How to protect a big pension pot from the taxman

If you've got a large pension and don't want the taxman to get his hands on it, apply for tax protection by 5 April this year, or you could be clobbered with a 55% charge.

Time is running out for anyone wanting to protect large pensions. If the value of your pension entitlements exceeds the government's lifetime allowance, then you should apply for tax protection by 5 April this year, or you could be clobbered by a 55% tax charge.
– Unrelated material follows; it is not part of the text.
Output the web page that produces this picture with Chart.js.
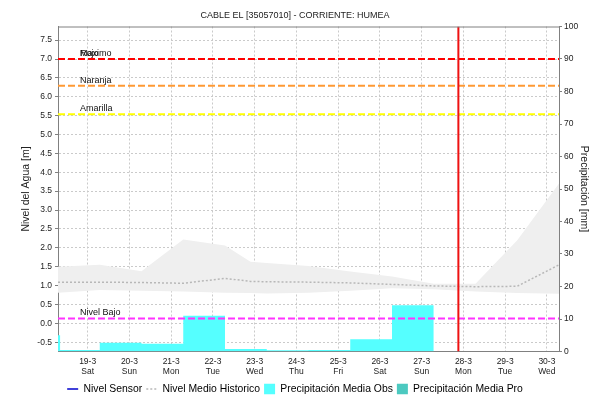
<!DOCTYPE html>
<html>
<head>
<meta charset="utf-8">
<script src="https://cdn.jsdelivr.net/npm/chart.js@4.4.0/dist/chart.umd.min.js"></script>
<style>
html,body{margin:0;padding:0;background:#fff;}
</style>
</head>
<body>
<canvas id="chart" width="590" height="403"></canvas>
<script>
// Cable El - nivel del agua y precipitacion

const days = ['19-3','20-3','21-3','22-3','23-3','24-3','25-3','26-3','27-3','28-3','29-3','30-3'];
const weekdays = ['Sat','Sun','Mon','Tue','Wed','Thu','Fri','Sat','Sun','Mon','Tue','Wed'];
const dayTicks = [0,1,2,3,4,5,6,7,8,9,10,11];

// historico (m), x en dias desde 19-3 00:00
const histX    = [-0.71, 0.29, 1.29, 2.29, 3.29, 3.9, 4.29, 5.29, 6.29, 7.29, 8.29, 9.29, 10.29, 11.29];
const histMax  = [1.50, 1.55, 1.38, 2.22, 2.06, 1.63, 1.60, 1.52, 1.37, 1.24, 1.05, 1.05, 2.20, 3.70];
const histMin  = [0.81, 0.88, 0.86, 0.84, 0.81, 0.80, 0.79, 0.81, 0.86, 0.93, 0.90, 0.84, 0.80, 0.78];
const histMean = [1.09, 1.09, 1.08, 1.06, 1.19, 1.11, 1.10, 1.09, 1.07, 1.03, 0.99, 0.97, 0.98, 1.55];

// precipitacion media observada (mm), valor vale hasta el siguiente punto
const precipX   = [-0.71, -0.66, 0.29, 1.29, 2.29, 3.29, 4.29, 5.29, 6.29, 7.29, 8.29];
const precipObs = [5.0, 0.5, 2.7, 2.4, 11.0, 0.8, 0.4, 0.45, 3.8, 14.2, 0];

const sensorLevel = [];
const precipPro = [];

const alertNames  = ['Maximo','Rojo','Naranja','Amarilla','Nivel Bajo'];
const alertLevels = [7.0, 7.0, 6.29, 5.54, 0.13];
const alertColors = ['#ff0000','#ff0000','#ff9933','#ffff00','#ff33ff'];

const nowX = 8.88;
const levelTicks = [-0.5,0,0.5,1,1.5,2,2.5,3,3.5,4,4.5,5,5.5,6,6.5,7,7.5];

const X_MIN = -0.71, X_MAX = 11.29;
const Y_MIN = -0.747, Y_MAX = 7.861;

const FONT = '"Liberation Sans", Arial, sans-serif';
Chart.defaults.font.family = FONT;
Chart.defaults.color = '#333';

const pts = (xs, ys) => xs.map((x, i) => ({x: x, y: ys[i]}));

const datasets = [
  {label:'Nivel Sensor', data: sensorLevel, borderColor:'#0000cc', borderWidth:1.5, pointRadius:0, order:0,
   legendStyle:'line'},
  {label:'Nivel Medio Historico', data: pts(histX, histMean), borderColor:'#b8b8b8', borderWidth:1.5,
   borderDash:[2,2], pointRadius:0, order:5, legendStyle:'line'},
  {label:'max', data: pts(histX, histMax), borderWidth:0, pointRadius:0, fill:'+1',
   backgroundColor:'#efefef', order:9},
  {label:'min', data: pts(histX, histMin), borderWidth:0, pointRadius:0, order:9},
  {label:'Precipitación Media Obs', data: pts(precipX, precipObs), yAxisID:'y1', stepped:'before',
   borderWidth:0, pointRadius:0, fill:'origin', backgroundColor:'#55ffff', borderColor:'#55ffff', order:7,
   legendStyle:'rect'},
  {label:'Precipitación Media Pro', data: precipPro, yAxisID:'y1', borderWidth:0, pointRadius:0,
   backgroundColor:'#4cc9c0', borderColor:'#4cc9c0', order:7, legendStyle:'rect'}
];

alertLevels.forEach((v, i) => {
  if (i === 0) return;
  datasets.push({label: alertNames[i], data: pts([X_MIN, X_MAX], [v, v]), borderColor: alertColors[i],
    borderWidth: 2, borderDash: [7,3], pointRadius: 0, order: 3});
});
datasets.push({label:'now', data: pts([nowX, nowX], [Y_MIN, Y_MAX]), borderColor:'#ee1111',
  borderWidth:2, pointRadius:0, order:1});

const legendIdx = [0,1,4,5];

const alertLabels = {
  id:'alertLabels',
  afterDatasetsDraw(chart) {
    const {ctx, chartArea, scales} = chart;
    ctx.save();
    ctx.font = '9px ' + FONT;
    ctx.fillStyle = '#111';
    ctx.textBaseline = 'bottom';
    alertNames.forEach((n, i) => {
      ctx.fillText(n, chartArea.left + 22, scales.y.getPixelForValue(alertLevels[i]) - 1);
    });
    ctx.restore();
  }
};

const frame = {
  id:'frame',
  afterDraw(chart) {
    const a = chart.chartArea, ctx = chart.ctx;
    ctx.save();
    ctx.strokeStyle = '#808080';
    ctx.lineWidth = 1;
    ctx.beginPath();
    ctx.moveTo(a.left, a.top + 0.5);
    ctx.lineTo(a.right, a.top + 0.5);
    ctx.stroke();
    ctx.restore();
  }
};

const legendHeight = {
  id:'legendHeight',
  beforeLayout(chart) {
    const lg = chart.legend;
    if (lg && !lg._fixed) {
      const f = lg.fit;
      lg.fit = function() { f.call(this); this.height = 23.2; };
      lg._fixed = true;
    }
  }
};

new Chart(document.getElementById('chart'), {
  type:'line',
  data:{datasets: datasets},
  plugins:[alertLabels, frame, legendHeight],
  options:{
    responsive:false,
    animation:false,
    devicePixelRatio:1,
    layout:{padding:0},
    plugins:{
      title:{display:true, text:'CABLE EL [35057010] - CORRIENTE: HUMEA', color:'#222',
        font:{size:9, weight:'normal'}, padding:{top:10, bottom:5.7}},
      legend:{
        position:'bottom',
        labels:{
          usePointStyle:true, pointStyleWidth:11, boxHeight:11, padding:4, color:'#222',
          font:{size:10.4},
          generateLabels: chart => legendIdx.map(i => {
            const ds = chart.data.datasets[i];
            const isLine = ds.legendStyle === 'line';
            return {text: ds.label, datasetIndex: i, pointStyle: ds.legendStyle,
              fillStyle: ds.backgroundColor || ds.borderColor, strokeStyle: ds.borderColor,
              lineWidth: isLine ? 1.5 : 0, lineDash: ds.borderDash || [], hidden:false};
          })
        }
      },
      tooltip:{enabled:false}
    },
    scales:{
      x:{
        type:'linear', min:X_MIN, max:X_MAX,
        afterBuildTicks: s => { s.ticks = dayTicks.map(v => ({value:v})); },
        afterFit: s => { s.height = 28.3; },
        ticks:{padding:4.75, color:'#222', font:{size:8.5, lineHeight:1.235},
          callback: v => [days[v], weekdays[v]]},
        grid:{color:'#cacaca', drawTicks:false},
        border:{color:'#808080', dash:[2,2]}
      },
      y:{
        position:'left', min:Y_MIN, max:Y_MAX,
        afterBuildTicks: s => { s.ticks = levelTicks.map(v => ({value:v})); },
        afterFit: s => { s.width = 58; },
        ticks:{padding:3, color:'#222', font:{size:8.5}, callback: v => Number(v).toFixed(1)},
        grid:{color:'#cacaca', tickLength:3, tickColor:'#808080'},
        border:{color:'#808080', dash:[2,2]},
        title:{display:true, text:'Nivel del Agua [m]', color:'#222', font:{size:10.5}, padding:{top:20, bottom:0}}
      },
      y1:{
        position:'right', min:0, max:100,
        afterFit: s => { s.width = 31; },
        ticks:{stepSize:10, padding:2, color:'#222', font:{size:8.5}},
        grid:{drawOnChartArea:false, tickLength:3, tickColor:'#808080'},
        border:{color:'#808080'},
        title:{display:true, text:'Precipitación [mm]', color:'#222', font:{size:10.5}, padding:{top:0, bottom:0}}
      }
    }
  }
});
</script>
</body>
</html>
When the Treasury introduced the lifetime limit the maximum pension entitlement that could be accumulated in 2006, it was set at £1.5m. That's risen to £1.65m for the current tax year ending 5 April 2009 and will rise to £1.75m in 2009-10, then £1.8m in 2010-11, before being frozen until at least 2015-16. Breaching those limits will prove costly taken as a lump sum, any amount above the limit is taxed at 55%, or 25% if taken as a pension via an annuity. That's on top of any other income tax levied. Now, £1.8m may sound a lot, but it can be exceeded easily enough by those with large money purchase pension funds. For example, says Gareth Jones of Sippdeal, someone with a pot which is £200,000 below the limit in 2010 would see their fund grow to more than £200,000 above it by 2016 with just 5% annual growth. That's not including further contributions.